It’s the question I’m asked more than any other. Kenya and Tanzania share a border, a migration and most of the same animals — so the honest truth is that you can’t make a bad choice. But they do feel different, and here’s how I’d decide.
Choose Kenya if…
You want variety and value, and the conservancy experience. Kenya’s private conservancies — community land bordering the parks — let you drive off-road, walk and do night drives, with far fewer vehicles. It’s also easier to combine wildly different landscapes (the Mara, Amboseli’s elephants, Samburu’s deserts) in one trip, and the internal flights are short and cheap.
Choose Tanzania if…
You want sheer scale and the classic postcard. The Serengeti is vast in a way the Mara isn’t, the Ngorongoro Crater has no equal, and adding Zanzibar’s beaches is effortless.
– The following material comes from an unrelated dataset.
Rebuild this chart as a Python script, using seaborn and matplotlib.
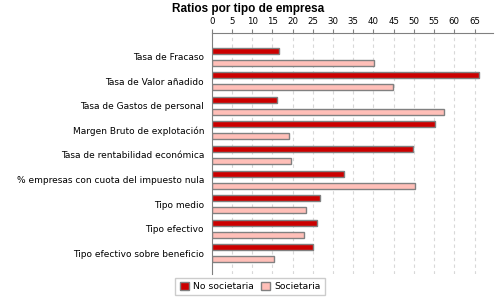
import matplotlib
matplotlib.use("Agg")
import matplotlib.pyplot as plt
import seaborn as sns
import pandas as pd
from matplotlib.patches import Patch

categories = [
    "Tasa de Fracaso",
    "Tasa de Valor añadido",
    "Tasa de Gastos de personal",
    "Margen Bruto de explotación",
    "Tasa de rentabilidad económica",
    "% empresas con cuota del impuesto nula",
    "Tipo medio",
    "Tipo efectivo",
    "Tipo efectivo sobre beneficio",
]
no_societaria = [16.7, 66.0, 16.2, 55.2, 49.9, 32.6, 26.9, 26.1, 25.1]
societaria = [40.1, 44.8, 57.4, 19.0, 19.7, 50.2, 23.4, 22.9, 15.5]
series = ["No societaria", "Societaria"]
colors = ["#CC0000", "#FFBFB8"]
xticks = list(range(0, 70, 5))

df = pd.DataFrame({
    "cat": categories * 2,
    "val": no_societaria + societaria,
    "serie": [series[0]] * len(categories) + [series[1]] * len(categories),
})

sns.set_style("white")
plt.rcParams["font.family"] = ["DejaVu Sans"]
plt.rcParams["text.color"] = "black"
plt.rcParams["xtick.color"] = "black"
plt.rcParams["ytick.color"] = "black"

fig = plt.figure(figsize=(5, 3), dpi=100)
ax = fig.add_axes([0.4234, 0.0867, 0.5620, 0.8033])

sns.barplot(data=df, y="cat", x="val", hue="serie", orient="h",
            palette=colors, hue_order=series, order=categories, saturation=1,
            width=0.98, gap=0.5, edgecolor="#808080", linewidth=1.0,
            legend=False, ax=ax, errorbar=None)

ax.set_xlim(0, 69.5)
ax.set_ylim(8.84, -0.96)
ax.set_xticks(xticks)
ax.xaxis.tick_top()
ax.tick_params(axis="x", top=True, bottom=False, labeltop=True, labelbottom=False,
               length=3, width=0.8, color="#808080", labelcolor="black",
               labelsize=6.2, pad=2)
ax.tick_params(axis="y", left=False, labelsize=6.5, pad=2, labelcolor="black")
ax.set_xlabel("")
ax.set_ylabel("")
ax.grid(axis="x", linestyle=(0, (3, 3)), color="#D8D8D8", linewidth=0.8)
ax.set_axisbelow(True)
for s in ["right", "bottom"]:
    ax.spines[s].set_visible(False)
for s in ["left", "top"]:
    ax.spines[s].set_color("#808080")
    ax.spines[s].set_linewidth(0.8)

fig.text(0.497, 0.99, "Ratios por tipo de empresa", ha="center", va="top",
         fontsize=8.5, fontweight="bold", family="Liberation Sans", color="black")

handles = [Patch(facecolor=c, edgecolor="#808080", label=l) for c, l in zip(colors, series)]
fig.legend(handles=handles, loc="lower center", bbox_to_anchor=(0.5, 0.0), ncol=2,
           fontsize=6.7, frameon=True, fancybox=False, edgecolor="#C0C0C0",
           handlelength=1.0, handleheight=1.0, handletextpad=0.4, columnspacing=0.8,
           borderpad=0.45)

fig.savefig("out.png", dpi=100)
Tanzania generally costs a little more, and its parks can be busier in the core season, but the grandeur is unmatched.
On the migration
Both countries get it. The herds spend the middle of the year (roughly July–October) in the Mara and the northern Serengeti — the river crossings happen on the border they share. The calving season (January–February) belongs to Tanzania’s southern Serengeti.
My honest take
For a first safari, I lean Kenya — the conservancies make for a more intimate, flexible trip at a friendlier price. For a second safari, or a once-in-a-lifetime splurge, Tanzania’s scale is hard to argue with. And if you genuinely can’t decide? Do both — they were made to be combined.